Data:
+-------+

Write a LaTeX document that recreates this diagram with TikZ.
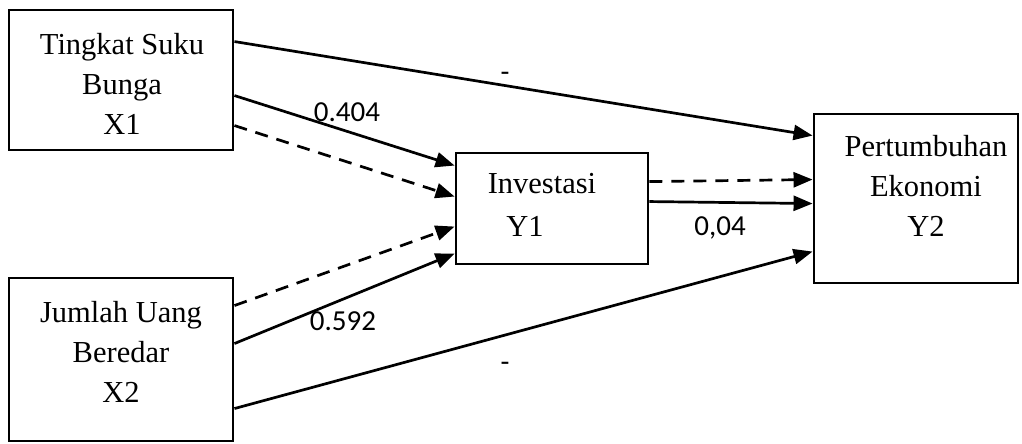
\documentclass[tikz,border=0pt]{standalone}
\usepackage{fontspec}
\setmainfont{Liberation Serif}
\newfontfamily\numfont{Carlito}
\usetikzlibrary{arrows.meta}
\begin{document}
\begin{tikzpicture}[x=1pt,y=-1pt,
  varbox/.style={draw,line width=2.9pt,rectangle,inner sep=0pt},
  boxtext/.style={align=center,font=\fontsize{30.5}{40}\selectfont,inner sep=0pt},
  coef/.style={font=\numfont\fontsize{29}{34}\selectfont,inner sep=0pt},
  path/.style={line width=2.7pt,-{Triangle[length=19pt,width=15pt]}},
  indirect/.style={path,dash pattern=on 13pt off 9pt}]
\useasboundingbox (0,0) rectangle (1022,444);

% variable boxes
\node[varbox,minimum width=224pt,minimum height=140pt] (x1) at (121,80) {};
\node[varbox,minimum width=224pt,minimum height=163pt] (x2) at (121,359.5) {};
\node[varbox,minimum width=192pt,minimum height=111pt] (y1) at (552,208.5) {};
\node[varbox,minimum width=204pt,minimum height=169pt] (y2) at (916,198.5) {};

% box texts
\node[boxtext] (tx1) at (122,84) {Tingkat Suku\\Bunga\\X1};
\node[boxtext] (tx2) at (121,352) {Jumlah Uang\\Beredar\\X2};
\node[boxtext] (ty1a) at (542,184) {Investasi};
\node[boxtext] (ty1b) at (525,226) {Y1};
\node[boxtext] (ty2) at (926,186) {Pertumbuhan\\Ekonomi\\Y2};

% direct paths
\draw[path] ([yshift=-33pt]x1.north east) -- ([yshift=-23pt]y2.north west);
\draw[path] ([yshift=-87pt]x1.north east) -- ([yshift=-14pt]y1.north west);
\draw[path] ([yshift=-67pt]x2.north east) -- ([yshift=-102pt]y1.north west);
\draw[path] ([yshift=-132pt]x2.north east) -- ([yshift=-139pt]y2.north west);
\draw[path] ([yshift=-50pt]y1.north east) -- ([yshift=-91pt]y2.north west);

% indirect paths
\draw[indirect] ([yshift=-117pt]x1.north east) -- ([yshift=-45pt]y1.north west);
\draw[indirect] ([yshift=-29pt]x2.north east) -- ([yshift=-75pt]y1.north west);
\draw[indirect] ([yshift=-30pt]y1.north east) -- ([yshift=-67pt]y2.north west);

% coefficients
\node[coef] (c1) at (347,112) {0.404};
\node[coef] (c2) at (343,321) {0.592};
\node[coef] (c3) at (720,228) {0,04};
\node[coef] (c4) at (505,77) {-};
\node[coef] (c5) at (505,367) {-};
\end{tikzpicture}
\end{document}
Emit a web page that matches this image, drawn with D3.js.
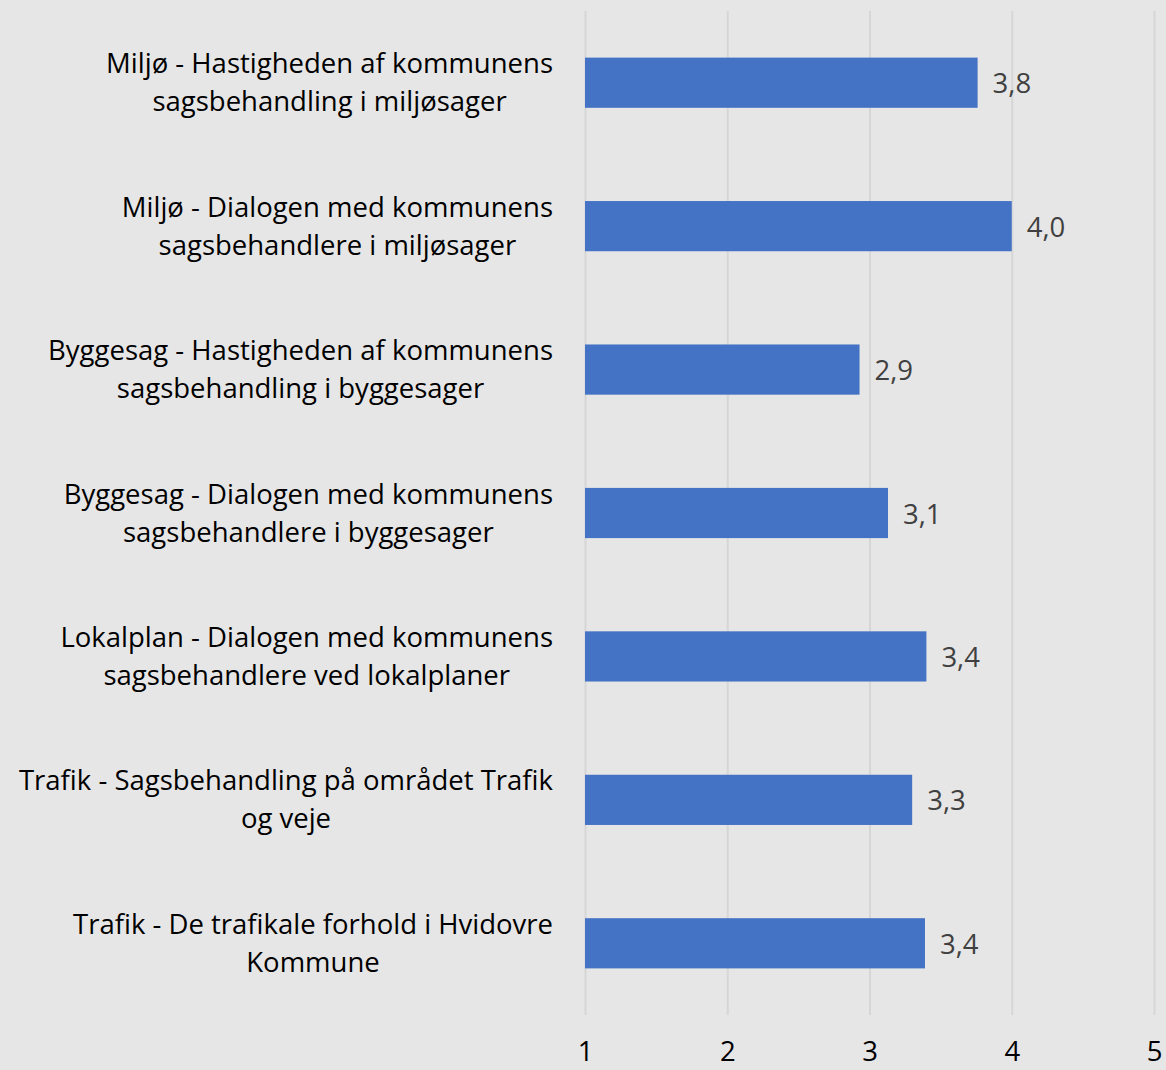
<!DOCTYPE html>
<html>
<head>
<meta charset="utf-8">
<script src="https://cdn.jsdelivr.net/npm/d3@7"></script>
<style>
  html, body { margin: 0; padding: 0; background: #e7e6e6; }
  svg { display: block; }
</style>
</head>
<body>
<svg id="chart" width="1166" height="1070"></svg>
<script>
let kCanvas = { "w": 1166, "h": 1070 };
let kChart = { "x": 585, "y": 11, "w": 569, "h": 1004 };

let kColors = {
  "bg": "#e7e6e6",
  "bar": "#4472c4",
  "grid": "#d6d6d6",
  "label": "#000000",
  "value": "#404040"
};

// data
let categories = [
  ["Miljø - Hastigheden af kommunens", "sagsbehandling i miljøsager"],
  ["Miljø - Dialogen med kommunens", "sagsbehandlere i miljøsager"],
  ["Byggesag - Hastigheden af kommunens", "sagsbehandling i byggesager"],
  ["Byggesag - Dialogen med kommunens", "sagsbehandlere i byggesager"],
  ["Lokalplan - Dialogen med kommunens", "sagsbehandlere ved lokalplaner"],
  ["Trafik - Sagsbehandling på området Trafik", "og veje"],
  ["Trafik - De trafikale forhold i Hvidovre", "Kommune"]
];
let values = [3.76, 4.0, 2.93, 3.13, 3.4, 3.3, 3.39];
let xTicks = [1, 2, 3, 4, 5];

let FONT = "'Open Sans', sans-serif";
let FONT_SIZE = "27.5px";

let svg = d3.select("#chart");
svg.append("rect").attr("width", kCanvas.w).attr("height", kCanvas.h).attr("fill", kColors.bg);

let x = d3.scaleLinear().domain([1, 5]).range([kChart.x, kChart.x + kChart.w]);
let y = d3.scaleBand()
  .domain(d3.range(categories.length))
  .range([kChart.y, kChart.y + kChart.h])
  .paddingInner(0.65)
  .paddingOuter(0.325);

// grid lines
let xAxis = d3.axisBottom(x).tickValues(xTicks).tickSize(-kChart.h).tickFormat(d3.format("d"));
let gx = svg.append("g")
  .attr("transform", "translate(0," + (kChart.y + kChart.h) + ")")
  .call(xAxis);
gx.select(".domain").remove();
gx.selectAll(".tick line").attr("stroke", kColors.grid).attr("stroke-width", 2);
gx.selectAll(".tick text")
  .attr("y", 36)
  .attr("dy", "0.35em")
  .attr("fill", "#000")
  .style("font-family", FONT)
  .style("font-size", FONT_SIZE);

// bars
svg.append("g").selectAll("rect")
  .data(values)
  .join("rect")
  .attr("x", x(1))
  .attr("y", (d, i) => y(i))
  .attr("width", d => x(d) - x(1))
  .attr("height", y.bandwidth())
  .attr("fill", kColors.bar);

// value labels
let fmt = d => d3.format(".1f")(d).replace(".", ",");
svg.append("g").selectAll("text")
  .data(values)
  .join("text")
  .attr("x", d => x(d) + 15)
  .attr("y", (d, i) => y(i) + y.bandwidth() / 2 + 1)
  .attr("dy", "0.35em")
  .attr("fill", kColors.value)
  .style("font-family", FONT)
  .style("font-size", FONT_SIZE)
  .text(fmt);

// category labels, centred block right-aligned at 553
let LABEL_RIGHT = 553;
let gl = svg.append("g");
categories.forEach(function(lines, i) {
  let cy = y(i) + y.bandwidth() / 2;
  let t = gl.append("text")
    .attr("text-anchor", "middle")
    .attr("fill", kColors.label)
    .style("font-family", FONT)
    .style("font-size", FONT_SIZE);
  lines.forEach(function(line, li) {
    t.append("tspan")
      .attr("y", cy + (li - (lines.length - 1) / 2) * 38)
      .attr("dy", "0.35em")
      .text(line);
  });
  let maxW = 0;
  t.selectAll("tspan").each(function() { maxW = Math.max(maxW, this.getComputedTextLength()); });
  t.selectAll("tspan").attr("x", LABEL_RIGHT - maxW / 2);
});
</script>
</body>
</html>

+-------+

Given problem:
Every entry must be written out exactly, with all pictures left out.

Result below:
Write a LaTeX document that recreates this diagram with TikZ.
\documentclass[tikz,border=0pt]{standalone}
\usepackage{fontspec}
\setmainfont{Liberation Serif}
\newfontfamily\numfont{Carlito}
\usetikzlibrary{arrows.meta}
\begin{document}
\begin{tikzpicture}[x=1pt,y=-1pt,
  varbox/.style={draw,line width=2.9pt,rectangle,inner sep=0pt},
  boxtext/.style={align=center,font=\fontsize{30.5}{40}\selectfont,inner sep=0pt},
  coef/.style={font=\numfont\fontsize{29}{34}\selectfont,inner sep=0pt},
  path/.style={line width=2.7pt,-{Triangle[length=19pt,width=15pt]}},
  indirect/.style={path,dash pattern=on 13pt off 9pt}]
\useasboundingbox (0,0) rectangle (1022,444);

% variable boxes
\node[varbox,minimum width=224pt,minimum height=140pt] (x1) at (121,80) {};
\node[varbox,minimum width=224pt,minimum height=163pt] (x2) at (121,359.5) {};
\node[varbox,minimum width=192pt,minimum height=111pt] (y1) at (552,208.5) {};
\node[varbox,minimum width=204pt,minimum height=169pt] (y2) at (916,198.5) {};

% box texts
\node[boxtext] (tx1) at (122,84) {Tingkat Suku\\Bunga\\X1};
\node[boxtext] (tx2) at (121,352) {Jumlah Uang\\Beredar\\X2};
\node[boxtext] (ty1a) at (542,184) {Investasi};
\node[boxtext] (ty1b) at (525,226) {Y1};
\node[boxtext] (ty2) at (926,186) {Pertumbuhan\\Ekonomi\\Y2};

% direct paths
\draw[path] ([yshift=-33pt]x1.north east) -- ([yshift=-23pt]y2.north west);
\draw[path] ([yshift=-87pt]x1.north east) -- ([yshift=-14pt]y1.north west);
\draw[path] ([yshift=-67pt]x2.north east) -- ([yshift=-102pt]y1.north west);
\draw[path] ([yshift=-132pt]x2.north east) -- ([yshift=-139pt]y2.north west);
\draw[path] ([yshift=-50pt]y1.north east) -- ([yshift=-91pt]y2.north west);

% indirect paths
\draw[indirect] ([yshift=-117pt]x1.north east) -- ([yshift=-45pt]y1.north west);
\draw[indirect] ([yshift=-29pt]x2.north east) -- ([yshift=-75pt]y1.north west);
\draw[indirect] ([yshift=-30pt]y1.north east) -- ([yshift=-67pt]y2.north west);

% coefficients
\node[coef] (c1) at (347,112) {0.404};
\node[coef] (c2) at (343,321) {0.592};
\node[coef] (c3) at (720,228) {0,04};
\node[coef] (c4) at (505,77) {-};
\node[coef] (c5) at (505,367) {-};
\end{tikzpicture}
\end{document}
Emit a web page that matches this image, drawn with D3.js.
<!DOCTYPE html>
<html>
<head>
<meta charset="utf-8">
<script src="https://cdn.jsdelivr.net/npm/d3@7"></script>
<style>
  html, body { margin: 0; padding: 0; background: #e7e6e6; }
  svg { display: block; }
</style>
</head>
<body>
<svg id="chart" width="1166" height="1070"></svg>
<script>
let kCanvas = { "w": 1166, "h": 1070 };
let kChart = { "x": 585, "y": 11, "w": 569, "h": 1004 };

let kColors = {
  "bg": "#e7e6e6",
  "bar": "#4472c4",
  "grid": "#d6d6d6",
  "label": "#000000",
  "value": "#404040"
};

// data
let categories = [
  ["Miljø - Hastigheden af kommunens", "sagsbehandling i miljøsager"],
  ["Miljø - Dialogen med kommunens", "sagsbehandlere i miljøsager"],
  ["Byggesag - Hastigheden af kommunens", "sagsbehandling i byggesager"],
  ["Byggesag - Dialogen med kommunens", "sagsbehandlere i byggesager"],
  ["Lokalplan - Dialogen med kommunens", "sagsbehandlere ved lokalplaner"],
  ["Trafik - Sagsbehandling på området Trafik", "og veje"],
  ["Trafik - De trafikale forhold i Hvidovre", "Kommune"]
];
let values = [3.76, 4.0, 2.93, 3.13, 3.4, 3.3, 3.39];
let xTicks = [1, 2, 3, 4, 5];

let FONT = "'Open Sans', sans-serif";
let FONT_SIZE = "27.5px";

let svg = d3.select("#chart");
svg.append("rect").attr("width", kCanvas.w).attr("height", kCanvas.h).attr("fill", kColors.bg);

let x = d3.scaleLinear().domain([1, 5]).range([kChart.x, kChart.x + kChart.w]);
let y = d3.scaleBand()
  .domain(d3.range(categories.length))
  .range([kChart.y, kChart.y + kChart.h])
  .paddingInner(0.65)
  .paddingOuter(0.325);

// grid lines
let xAxis = d3.axisBottom(x).tickValues(xTicks).tickSize(-kChart.h).tickFormat(d3.format("d"));
let gx = svg.append("g")
  .attr("transform", "translate(0," + (kChart.y + kChart.h) + ")")
  .call(xAxis);
gx.select(".domain").remove();
gx.selectAll(".tick line").attr("stroke", kColors.grid).attr("stroke-width", 2);
gx.selectAll(".tick text")
  .attr("y", 36)
  .attr("dy", "0.35em")
  .attr("fill", "#000")
  .style("font-family", FONT)
  .style("font-size", FONT_SIZE);

// bars
svg.append("g").selectAll("rect")
  .data(values)
  .join("rect")
  .attr("x", x(1))
  .attr("y", (d, i) => y(i))
  .attr("width", d => x(d) - x(1))
  .attr("height", y.bandwidth())
  .attr("fill", kColors.bar);

// value labels
let fmt = d => d3.format(".1f")(d).replace(".", ",");
svg.append("g").selectAll("text")
  .data(values)
  .join("text")
  .attr("x", d => x(d) + 15)
  .attr("y", (d, i) => y(i) + y.bandwidth() / 2 + 1)
  .attr("dy", "0.35em")
  .attr("fill", kColors.value)
  .style("font-family", FONT)
  .style("font-size", FONT_SIZE)
  .text(fmt);

// category labels, centred block right-aligned at 553
let LABEL_RIGHT = 553;
let gl = svg.append("g");
categories.forEach(function(lines, i) {
  let cy = y(i) + y.bandwidth() / 2;
  let t = gl.append("text")
    .attr("text-anchor", "middle")
    .attr("fill", kColors.label)
    .style("font-family", FONT)
    .style("font-size", FONT_SIZE);
  lines.forEach(function(line, li) {
    t.append("tspan")
      .attr("y", cy + (li - (lines.length - 1) / 2) * 38)
      .attr("dy", "0.35em")
      .text(line);
  });
  let maxW = 0;
  t.selectAll("tspan").each(function() { maxW = Math.max(maxW, this.getComputedTextLength()); });
  t.selectAll("tspan").attr("x", LABEL_RIGHT - maxW / 2);
});
</script>
</body>
</html>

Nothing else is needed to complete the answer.